WHAT IS NEEDED>
Will you output all of the data below exactly, omitting the images?

SUPPLIED INFORMATION>
===============

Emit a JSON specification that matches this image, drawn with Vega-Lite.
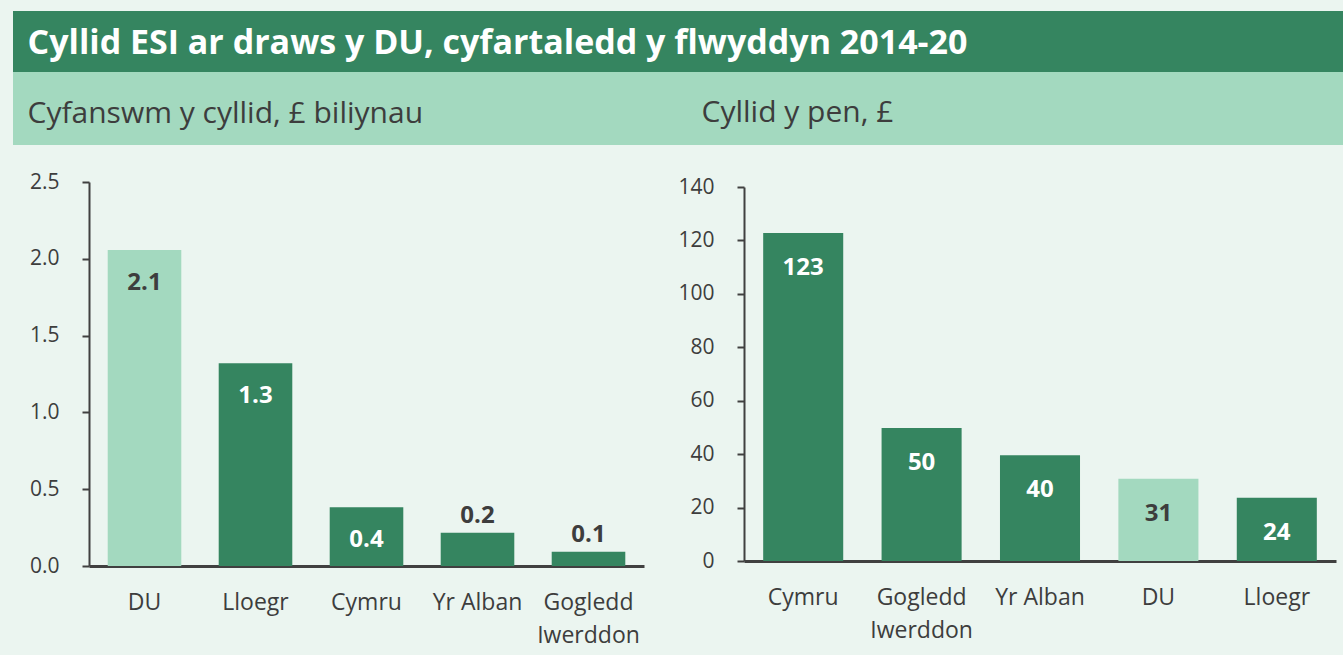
{
  "$schema": "https://vega.github.io/schema/vega-lite/v6.json",
  "background": "#ebf5f0",
  "padding": {"left": 13, "top": 11, "right": 0, "bottom": 15},
  "config": {
    "font": "Open Sans",
    "view": {"stroke": null},
    "axis": {"labelFont": "Open Sans", "labelColor": "#3d3d3d", "domainColor": "#404040", "tickColor": "#404040", "grid": false, "title": null},
    "axisX": {"labelFontSize": 23, "labelAngle": 0, "ticks": false, "tickSize": 0, "labelPadding": 25, "domainWidth": 3, "labelLineHeight": 33},
    "axisY": {"labelFontSize": 21, "tickSize": 7, "tickWidth": 2, "domainWidth": 2, "labelPadding": 23}
  },
  "datasets": {
    "total": [
      {"region": "DU", "value": 2.057},
      {"region": "Lloegr", "value": 1.32},
      {"region": "Cymru", "value": 0.382},
      {"region": "Yr Alban", "value": 0.217},
      {"region": "Gogledd Iwerddon", "value": 0.093}
    ],
    "perhead": [
      {"region": "Cymru", "value": 122.8},
      {"region": "Gogledd Iwerddon", "value": 49.8},
      {"region": "Yr Alban", "value": 39.6},
      {"region": "DU", "value": 30.8},
      {"region": "Lloegr", "value": 23.7}
    ],
    "blank": [{"k": 0}]
  },
  "columns": 1,
  "align": "none",
  "spacing": 26,
  "concat": [
    {
      "columns": 1,
      "align": "none",
      "spacing": 0,
      "concat": [
        {
          "width": 1330,
          "height": 61,
          "view": {"fill": "#358560", "stroke": null},
          "data": {"name": "blank"},
          "mark": {"type": "text", "opacity": 0},
          "encoding": {
            "text": {"value": " "},
            "x": {"field": "k", "type": "quantitative", "axis": {"orient": "top", "domain": false, "ticks": false, "labels": false, "grid": false, "title": "Cyllid ESI ar draws y DU, cyfartaledd y flwyddyn 2014-20", "titleX": 14, "titleY": 42, "titleAlign": "left", "titleAnchor": "start", "titleBaseline": "alphabetic", "titleColor": "#ffffff", "titleFont": "Open Sans", "titleFontSize": 34, "titleFontWeight": "bold", "titlePadding": 0}}
          }
        },
        {
          "spacing": 0,
          "hconcat": [
            {
              "width": 674,
              "height": 73,
              "view": {"fill": "#a3d9bf", "stroke": null},
              "data": {"name": "blank"},
              "mark": {"type": "text", "opacity": 0},
              "encoding": {
                "text": {"value": " "},
                "x": {"field": "k", "type": "quantitative", "axis": {"orient": "top", "domain": false, "ticks": false, "labels": false, "grid": false, "title": "Cyfanswm y cyllid, £ biliynau", "titleX": 14, "titleY": 50, "titleAlign": "left", "titleAnchor": "start", "titleBaseline": "alphabetic", "titleColor": "#3d3d3d", "titleFont": "Open Sans", "titleFontSize": 30, "titleFontWeight": "normal", "titlePadding": 0}}
              }
            },
            {
              "width": 656,
              "height": 73,
              "view": {"fill": "#a3d9bf", "stroke": null},
              "data": {"name": "blank"},
              "mark": {"type": "text", "opacity": 0},
              "encoding": {
                "text": {"value": " "},
                "x": {"field": "k", "type": "quantitative", "axis": {"orient": "top", "domain": false, "ticks": false, "labels": false, "grid": false, "title": "Cyllid y pen, £", "titleX": 14, "titleY": 49, "titleAlign": "left", "titleAnchor": "start", "titleBaseline": "alphabetic", "titleColor": "#3d3d3d", "titleFont": "Open Sans", "titleFontSize": 30, "titleFontWeight": "normal", "titlePadding": 0}}
              }
            }
          ]
        }
      ]
    },
    {
      "columns": 2,
      "align": "none",
      "spacing": 29,
      "resolve": {"scale": {"x": "independent", "y": "independent", "color": "independent"}},
      "concat": [
        {
          "width": 631,
          "height": 384,
          "data": {"name": "total"},
          "encoding": {
            "x": {"field": "region", "type": "nominal", "sort": null, "scale": {"range": [76, 631], "paddingInner": 0.337, "paddingOuter": 0.1685}, "axis": {"labelExpr": "datum.label == 'Gogledd Iwerddon' ? ['Gogledd', 'Iwerddon'] : datum.label"}},
            "y": {"field": "value", "type": "quantitative", "scale": {"domain": [0, 2.5], "nice": false}, "axis": {"values": [0, 0.5, 1, 1.5, 2, 2.5], "format": ".1f", "offset": -76}}
          },
          "layer": [
            {"mark": {"type": "bar"}, "encoding": {"color": {"condition": {"test": "datum.region === 'DU'", "value": "#a3d9bf"}, "value": "#358560"}}},
            {"transform": [{"filter": "datum.value >= 0.3"}], "mark": {"type": "text", "baseline": "middle", "dy": 33, "fontSize": 24, "fontWeight": "bold", "font": "Open Sans"}, "encoding": {"text": {"field": "value", "type": "quantitative", "format": ".1f"}, "color": {"condition": {"test": "datum.region === 'DU'", "value": "#3d3d3d"}, "value": "#ffffff"}}},
            {"transform": [{"filter": "datum.value < 0.3"}], "mark": {"type": "text", "baseline": "middle", "dy": -17, "fontSize": 24, "fontWeight": "bold", "font": "Open Sans", "color": "#3d3d3d"}, "encoding": {"text": {"field": "value", "type": "quantitative", "format": ".1f"}}}
          ]
        },
        {
          "width": 592,
          "height": 379,
          "data": {"name": "perhead"},
          "encoding": {
            "x": {"field": "region", "type": "nominal", "sort": null, "scale": {"paddingInner": 0.324, "paddingOuter": 0.162}, "axis": {"labelExpr": "datum.label == 'Gogledd Iwerddon' ? ['Gogledd', 'Iwerddon'] : datum.label"}},
            "y": {"field": "value", "type": "quantitative", "scale": {"domain": [0, 140], "nice": false, "range": [379, 5]}, "axis": {"values": [0, 20, 40, 60, 80, 100, 120, 140], "format": "d", "minExtent": 71}}
          },
          "layer": [
            {"mark": {"type": "bar"}, "encoding": {"color": {"condition": {"test": "datum.region === 'DU'", "value": "#a3d9bf"}, "value": "#358560"}}},
            {"mark": {"type": "text", "baseline": "middle", "dy": 35, "fontSize": 24, "fontWeight": "bold", "font": "Open Sans"}, "encoding": {"text": {"field": "value", "type": "quantitative", "format": ".0f"}, "color": {"condition": {"test": "datum.region === 'DU'", "value": "#3d3d3d"}, "value": "#ffffff"}}}
          ]
        }
      ]
    }
  ]
}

===============

OUTPUT OF THE EXERCISE>
Emit a JSON specification that matches this image, drawn with Vega-Lite.
{
  "$schema": "https://vega.github.io/schema/vega-lite/v6.json",
  "background": "#ebf5f0",
  "padding": {"left": 13, "top": 11, "right": 0, "bottom": 15},
  "config": {
    "font": "Open Sans",
    "view": {"stroke": null},
    "axis": {"labelFont": "Open Sans", "labelColor": "#3d3d3d", "domainColor": "#404040", "tickColor": "#404040", "grid": false, "title": null},
    "axisX": {"labelFontSize": 23, "labelAngle": 0, "ticks": false, "tickSize": 0, "labelPadding": 25, "domainWidth": 3, "labelLineHeight": 33},
    "axisY": {"labelFontSize": 21, "tickSize": 7, "tickWidth": 2, "domainWidth": 2, "labelPadding": 23}
  },
  "datasets": {
    "total": [
      {"region": "DU", "value": 2.057},
      {"region": "Lloegr", "value": 1.32},
      {"region": "Cymru", "value": 0.382},
      {"region": "Yr Alban", "value": 0.217},
      {"region": "Gogledd Iwerddon", "value": 0.093}
    ],
    "perhead": [
      {"region": "Cymru", "value": 122.8},
      {"region": "Gogledd Iwerddon", "value": 49.8},
      {"region": "Yr Alban", "value": 39.6},
      {"region": "DU", "value": 30.8},
      {"region": "Lloegr", "value": 23.7}
    ],
    "blank": [{"k": 0}]
  },
  "columns": 1,
  "align": "none",
  "spacing": 26,
  "concat": [
    {
      "columns": 1,
      "align": "none",
      "spacing": 0,
      "concat": [
        {
          "width": 1330,
          "height": 61,
          "view": {"fill": "#358560", "stroke": null},
          "data": {"name": "blank"},
          "mark": {"type": "text", "opacity": 0},
          "encoding": {
            "text": {"value": " "},
            "x": {"field": "k", "type": "quantitative", "axis": {"orient": "top", "domain": false, "ticks": false, "labels": false, "grid": false, "title": "Cyllid ESI ar draws y DU, cyfartaledd y flwyddyn 2014-20", "titleX": 14, "titleY": 42, "titleAlign": "left", "titleAnchor": "start", "titleBaseline": "alphabetic", "titleColor": "#ffffff", "titleFont": "Open Sans", "titleFontSize": 34, "titleFontWeight": "bold", "titlePadding": 0}}
          }
        },
        {
          "spacing": 0,
          "hconcat": [
            {
              "width": 674,
              "height": 73,
              "view": {"fill": "#a3d9bf", "stroke": null},
              "data": {"name": "blank"},
              "mark": {"type": "text", "opacity": 0},
              "encoding": {
                "text": {"value": " "},
                "x": {"field": "k", "type": "quantitative", "axis": {"orient": "top", "domain": false, "ticks": false, "labels": false, "grid": false, "title": "Cyfanswm y cyllid, £ biliynau", "titleX": 14, "titleY": 50, "titleAlign": "left", "titleAnchor": "start", "titleBaseline": "alphabetic", "titleColor": "#3d3d3d", "titleFont": "Open Sans", "titleFontSize": 30, "titleFontWeight": "normal", "titlePadding": 0}}
              }
            },
            {
              "width": 656,
              "height": 73,
              "view": {"fill": "#a3d9bf", "stroke": null},
              "data": {"name": "blank"},
              "mark": {"type": "text", "opacity": 0},
              "encoding": {
                "text": {"value": " "},
                "x": {"field": "k", "type": "quantitative", "axis": {"orient": "top", "domain": false, "ticks": false, "labels": false, "grid": false, "title": "Cyllid y pen, £", "titleX": 14, "titleY": 49, "titleAlign": "left", "titleAnchor": "start", "titleBaseline": "alphabetic", "titleColor": "#3d3d3d", "titleFont": "Open Sans", "titleFontSize": 30, "titleFontWeight": "normal", "titlePadding": 0}}
              }
            }
          ]
        }
      ]
    },
    {
      "columns": 2,
      "align": "none",
      "spacing": 29,
      "resolve": {"scale": {"x": "independent", "y": "independent", "color": "independent"}},
      "concat": [
        {
          "width": 631,
          "height": 384,
          "data": {"name": "total"},
          "encoding": {
            "x": {"field": "region", "type": "nominal", "sort": null, "scale": {"range": [76, 631], "paddingInner": 0.337, "paddingOuter": 0.1685}, "axis": {"labelExpr": "datum.label == 'Gogledd Iwerddon' ? ['Gogledd', 'Iwerddon'] : datum.label"}},
            "y": {"field": "value", "type": "quantitative", "scale": {"domain": [0, 2.5], "nice": false}, "axis": {"values": [0, 0.5, 1, 1.5, 2, 2.5], "format": ".1f", "offset": -76}}
          },
          "layer": [
            {"mark": {"type": "bar"}, "encoding": {"color": {"condition": {"test": "datum.region === 'DU'", "value": "#a3d9bf"}, "value": "#358560"}}},
            {"transform": [{"filter": "datum.value >= 0.3"}], "mark": {"type": "text", "baseline": "middle", "dy": 33, "fontSize": 24, "fontWeight": "bold", "font": "Open Sans"}, "encoding": {"text": {"field": "value", "type": "quantitative", "format": ".1f"}, "color": {"condition": {"test": "datum.region === 'DU'", "value": "#3d3d3d"}, "value": "#ffffff"}}},
            {"transform": [{"filter": "datum.value < 0.3"}], "mark": {"type": "text", "baseline": "middle", "dy": -17, "fontSize": 24, "fontWeight": "bold", "font": "Open Sans", "color": "#3d3d3d"}, "encoding": {"text": {"field": "value", "type": "quantitative", "format": ".1f"}}}
          ]
        },
        {
          "width": 592,
          "height": 379,
          "data": {"name": "perhead"},
          "encoding": {
            "x": {"field": "region", "type": "nominal", "sort": null, "scale": {"paddingInner": 0.324, "paddingOuter": 0.162}, "axis": {"labelExpr": "datum.label == 'Gogledd Iwerddon' ? ['Gogledd', 'Iwerddon'] : datum.label"}},
            "y": {"field": "value", "type": "quantitative", "scale": {"domain": [0, 140], "nice": false, "range": [379, 5]}, "axis": {"values": [0, 20, 40, 60, 80, 100, 120, 140], "format": "d", "minExtent": 71}}
          },
          "layer": [
            {"mark": {"type": "bar"}, "encoding": {"color": {"condition": {"test": "datum.region === 'DU'", "value": "#a3d9bf"}, "value": "#358560"}}},
            {"mark": {"type": "text", "baseline": "middle", "dy": 35, "fontSize": 24, "fontWeight": "bold", "font": "Open Sans"}, "encoding": {"text": {"field": "value", "type": "quantitative", "format": ".0f"}, "color": {"condition": {"test": "datum.region === 'DU'", "value": "#3d3d3d"}, "value": "#ffffff"}}}
          ]
        }
      ]
    }
  ]
}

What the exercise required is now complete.